To perform reliably over time, these algorithms must be validated on example signals, including any changes in signal definition or modes as standards evolve. The algorithms also must be regression-tested to ensure that related software developments have no inadvertent effects.
Agilent tests the core algorithms to ensure that different hardware platforms provide comparable results that allow engineers to troubleshoot and optimize designs even when the hardware acquiring the signal may be different. Agilent’s M9393A PXI express performance vector signal analyzer facilitates design characterization through the use of the pre-defined tests (Fig. 4).

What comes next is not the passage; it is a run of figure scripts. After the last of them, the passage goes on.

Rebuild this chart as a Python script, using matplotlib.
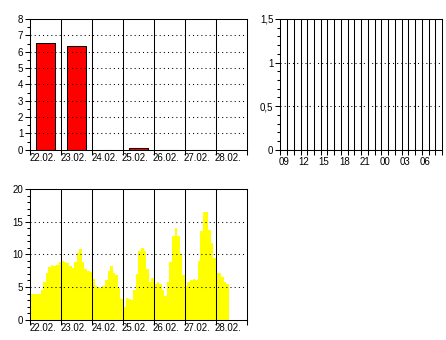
import matplotlib
matplotlib.use("Agg")
import matplotlib.pyplot as plt
import numpy as np
from matplotlib.ticker import MultipleLocator, FixedLocator, FuncFormatter

plt.rcParams['font.family'] = ['Liberation Sans', 'DejaVu Sans']
plt.rcParams['font.size'] = 7

# ---- data ----
day_labels = ["22.02.", "23.02.", "24.02.", "25.02.", "26.02.", "27.02.", "28.02."]
daily_values = [6.52, 6.33, 0.0, 0.1, 0.0, 0.0, 0.0]

hour_labels = ["09", "12", "15", "18", "21", "00", "03", "06"]
hourly_values = [0.0] * 24

# 2-hourly values starting 22.02. 00:00
series_22 = [4.0, 4.0, 4.0, 4.0, 4.5, 5.8, 7.2, 8.0, 8.4, 8.2, 8.4, 8.8]
series_23 = [9.0, 8.8, 8.6, 8.2, 7.9, 8.8, 10.2, 10.8, 8.8, 7.8, 7.5, 7.3]
series_24 = [6.3, 5.2, 5.0, 4.8, 5.1, 6.0, 7.5, 8.2, 7.2, 6.8, 4.8, 3.2]
series_25 = [2.0, 3.3, 3.2, 3.0, 4.5, 7.0, 10.5, 11.0, 10.5, 7.8, 5.8, 6.4]
series_26 = [5.5, 5.7, 5.5, 4.5, 3.6, 5.8, 8.8, 12.8, 14.1, 12.8, 10.0, 6.8]
series_27 = [5.2, 5.8, 6.0, 6.2, 6.0, 9.0, 13.5, 16.5, 16.5, 13.8, 11.8, 9.5]
series_28 = [7.2, 7.1, 6.5, 5.8, 5.4]
step_hours = 2

W, H = 446, 340
fig = plt.figure(figsize=(W / 100, H / 100), dpi=100)
fig.patch.set_facecolor('white')


def add_ax(l, t, r, b):
    return fig.add_axes([l / W, 1 - b / H, (r - l) / W, (b - t) / H])


dot = (0, (1, 3))
LW = 0.75


def style(ax):
    for s in ax.spines.values():
        s.set_linewidth(LW)
        s.set_color('black')
    ax.tick_params(which='both', direction='out', color='black', width=LW,
                   labelcolor='black', labelsize=7)
    ax.tick_params(which='major', length=3.5, pad=1.5)
    ax.tick_params(which='minor', length=2.5)
    ax.set_axisbelow(False)


# ---- top-left: daily bars ----
ax1 = add_ax(30.3, 19, 246.7, 149.7)
style(ax1)
xd = np.arange(len(daily_values)) + 0.5
ax1.bar(xd, daily_values, width=0.63, color='#ff0000', edgecolor='black',
        linewidth=LW, zorder=1)
ax1.set_xlim(0, 7)
ax1.set_ylim(0, 8)
ax1.yaxis.set_major_locator(MultipleLocator(1))
ax1.yaxis.set_minor_locator(MultipleLocator(0.5))
for v in range(1, 8):
    ax1.axhline(v, color='black', lw=LW, ls=dot, zorder=3)
ax1.xaxis.set_major_locator(MultipleLocator(1))
ax1.xaxis.set_major_formatter(FuncFormatter(lambda v, p: ""))
ax1.xaxis.set_minor_locator(FixedLocator(xd - 0.1))
ax1.set_xticklabels(day_labels, minor=True)
ax1.tick_params(axis='x', which='minor', length=0, pad=2.5)
for d in range(1, 7):
    ax1.axvline(d, color='black', lw=LW, zorder=3)

# ---- top-right: hourly bars ----
ax2 = add_ax(280.3, 19, 442, 149.7)
style(ax2)
xh = 9 + np.arange(len(hourly_values)) + 0.5
ax2.bar(xh, hourly_values, width=0.9, color='#ff0000', edgecolor='black',
        linewidth=LW, zorder=1)
ax2.set_xlim(9, 33)
ax2.set_ylim(0, 1.5)
ax2.yaxis.set_major_locator(FixedLocator([0, 0.5, 1, 1.5]))
ax2.set_yticklabels(["0", "0,5", "1", "1,5"])
ax2.yaxis.set_minor_locator(MultipleLocator(0.1))
for v in (0.5, 1.0):
    ax2.axhline(v, color='black', lw=LW, ls=dot, zorder=3)
ax2.xaxis.set_minor_locator(MultipleLocator(1))
ax2.tick_params(axis='x', which='minor', length=3.5)
ax2.xaxis.set_major_locator(FixedLocator(9.5 + 3 * np.arange(len(hour_labels))))
ax2.set_xticklabels(hour_labels)
ax2.tick_params(axis='x', which='major', length=0, pad=5)
for hh in range(10, 33):
    ax2.axvline(hh, color='black', lw=LW, zorder=3)

# ---- bottom: continuous series ----
ax3 = add_ax(30.3, 189, 246.7, 319.7)
style(ax3)
vals = np.array(series_22 + series_23 + series_24 + series_25 + series_26 + series_27 + series_28)
t = np.arange(len(vals) + 1) * step_hours / 24.0
ax3.fill_between(t, np.append(vals, vals[-1]), 0, step='post',
                 color='#ffff00', linewidth=0, zorder=1)
ax3.set_xlim(0, 7)
ax3.set_ylim(0, 20)
ax3.yaxis.set_major_locator(MultipleLocator(5))
ax3.yaxis.set_minor_locator(MultipleLocator(1))
for v in (5, 10, 15):
    ax3.axhline(v, color='black', lw=LW, ls=dot, zorder=3)
ax3.xaxis.set_major_locator(MultipleLocator(1))
ax3.xaxis.set_major_formatter(FuncFormatter(lambda v, p: ""))
ax3.xaxis.set_minor_locator(FixedLocator(xd - 0.1))
ax3.set_xticklabels(day_labels, minor=True)
ax3.tick_params(axis='x', which='minor', length=0, pad=2.5)
for d in range(1, 7):
    ax3.axvline(d, color='black', lw=LW, zorder=3)

fig.savefig("out.png", dpi=100, facecolor='white')
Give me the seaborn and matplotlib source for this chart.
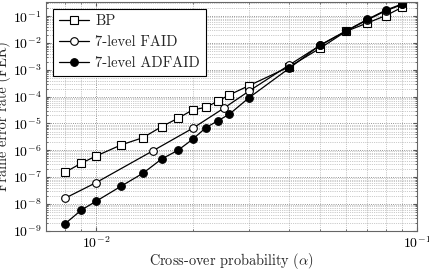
import numpy as np
import pandas as pd
import seaborn as sns
import matplotlib
matplotlib.use("Agg")
import matplotlib.pyplot as plt
from matplotlib.ticker import LogLocator

# values
bp_x = [0.008, 0.009, 0.01, 0.012, 0.014, 0.016, 0.018, 0.02, 0.022, 0.024,
        0.026, 0.03, 0.04, 0.05, 0.06, 0.07, 0.08, 0.09]
bp_y = [1.5e-7, 3.3e-7, 6.1e-7, 1.6e-6, 2.95e-6, 7.6e-6, 1.56e-5, 3.2e-5, 4.0e-5,
        6.9e-5, 1.16e-4, 2.6e-4, 1.3e-3, 6.5e-3, 2.7e-2, 5.6e-2, 0.106, 0.217]

faid_x = [0.008, 0.01, 0.015, 0.02, 0.025, 0.03, 0.04, 0.05, 0.06, 0.07, 0.08, 0.09]
faid_y = [1.62e-8, 6.2e-8, 9.4e-7, 6.6e-6, 3.7e-5, 1.63e-4, 1.52e-3, 8.3e-3,
          2.75e-2, 7.3e-2, 0.16, 0.275]

adfaid_x = bp_x
adfaid_y = [1.8e-9, 5.9e-9, 1.25e-8, 4.65e-8, 1.39e-7, 4.7e-7, 1.0e-6, 2.57e-6,
            7.0e-6, 1.27e-5, 2.2e-5, 9.2e-5, 1.15e-3, 8.5e-3, 2.8e-2, 7.6e-2, 0.17, 0.288]

sns.set_style("ticks")
plt.rcParams['font.family'] = 'serif'
plt.rcParams['font.serif'] = ['cmr10']
plt.rcParams['mathtext.fontset'] = 'cm'
plt.rcParams['axes.formatter.use_mathtext'] = True
plt.rcParams['font.size'] = 10

fig = plt.figure(figsize=(4.29, 2.70), dpi=100)
ax = fig.add_axes([0.108, 0.1456, 0.864, 0.847])

series = [
    ("BP", bp_x, bp_y, "s", "white"),
    ("7-level FAID", faid_x, faid_y, "o", "white"),
    ("7-level ADFAID", adfaid_x, adfaid_y, "o", "black"),
]
for name, xs, ys, mk, fc in series:
    df = pd.DataFrame({"x": xs, "y": ys})
    sns.lineplot(data=df, x="x", y="y", ax=ax, color="black", lw=0.9,
                 marker=mk, markersize=5.5, markerfacecolor=fc,
                 markeredgecolor="black", markeredgewidth=0.8, label=name)

ax.set_xscale("log")
ax.set_yscale("log")
ax.set_xlim(0.007, 0.1)
ax.set_ylim(1e-9, 0.34)
ax.yaxis.set_major_locator(LogLocator(base=10, numticks=20))
ax.yaxis.set_minor_locator(LogLocator(base=10, subs=np.arange(2, 10), numticks=20))
ax.grid(which="major", ls=":", lw=0.6, color="0.45")
ax.grid(which="minor", ls=":", lw=0.5, color="0.6")
ax.tick_params(which="both", direction="in", top=True, right=True, colors="0.35",
               labelcolor="black", labelsize=10)
ax.tick_params(which="major", length=3)
ax.tick_params(which="minor", length=1.5)
ax.set_yticks([1e-9, 1e-8, 1e-7, 1e-6, 1e-5, 1e-4, 1e-3, 1e-2, 1e-1])
for sp in ax.spines.values():
    sp.set_color("0.4")
    sp.set_linewidth(0.8)

ax.set_xlabel(r"Cross-over probability ($\alpha$)", fontsize=10.3, labelpad=0)
ax.set_ylabel("Frame error rate (FER)", fontsize=10.3, labelpad=1)

leg = ax.legend(loc="upper left", fancybox=False, framealpha=1, edgecolor="black",
                fontsize=10.5, handlelength=2.1, borderaxespad=0.45, labelspacing=0.5,
                handletextpad=0.4, borderpad=0.4)
leg.get_frame().set_linewidth(0.8)

fig.savefig("out.png", dpi=100)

The Agilent software works with test equipment such as the M9393A PXI VSA. The pre-defined measurement capability provided by the combination of hardware and software reduces the need for re-training and re-programming and simplifies measurement setup, minimizing user errors in both measurement setup and interpretation, enabling users to adapt more quickly and easily as standards evolve and as new ones are introduced.
An Alternative Paradigm
Tektronix changed the rules of the game. The company developed its most recently announced scope for the general-purpose area by adding it to its mixed-domain line (while shaving the price). The MDO3000 series portable/bench scopes also embody a spectrum analyzer, an arbitrary function generator, a logic analyzer, a protocol analyzer, and a digital voltmeter/counter (Fig. 5).1
Don’t need all that? These tools remain latent until you unlock them with tiny dongles. There’s a single base price and separate prices for each dongle. (Tek calls them “chicklets,” because, if you remember the candy-coated chewing gum, that’s about how big they are.) The new thing is that each chicklet will only activate one instrument at a time, but they’re portable. A company or a college can have a number of mainframes (which are about the size of a lunchbox) and a smaller number of, say, spectrum analyzer chicklets. And, yes, there are security protocols that make the chicklets replaceable if lost, but useless in the wrong hands.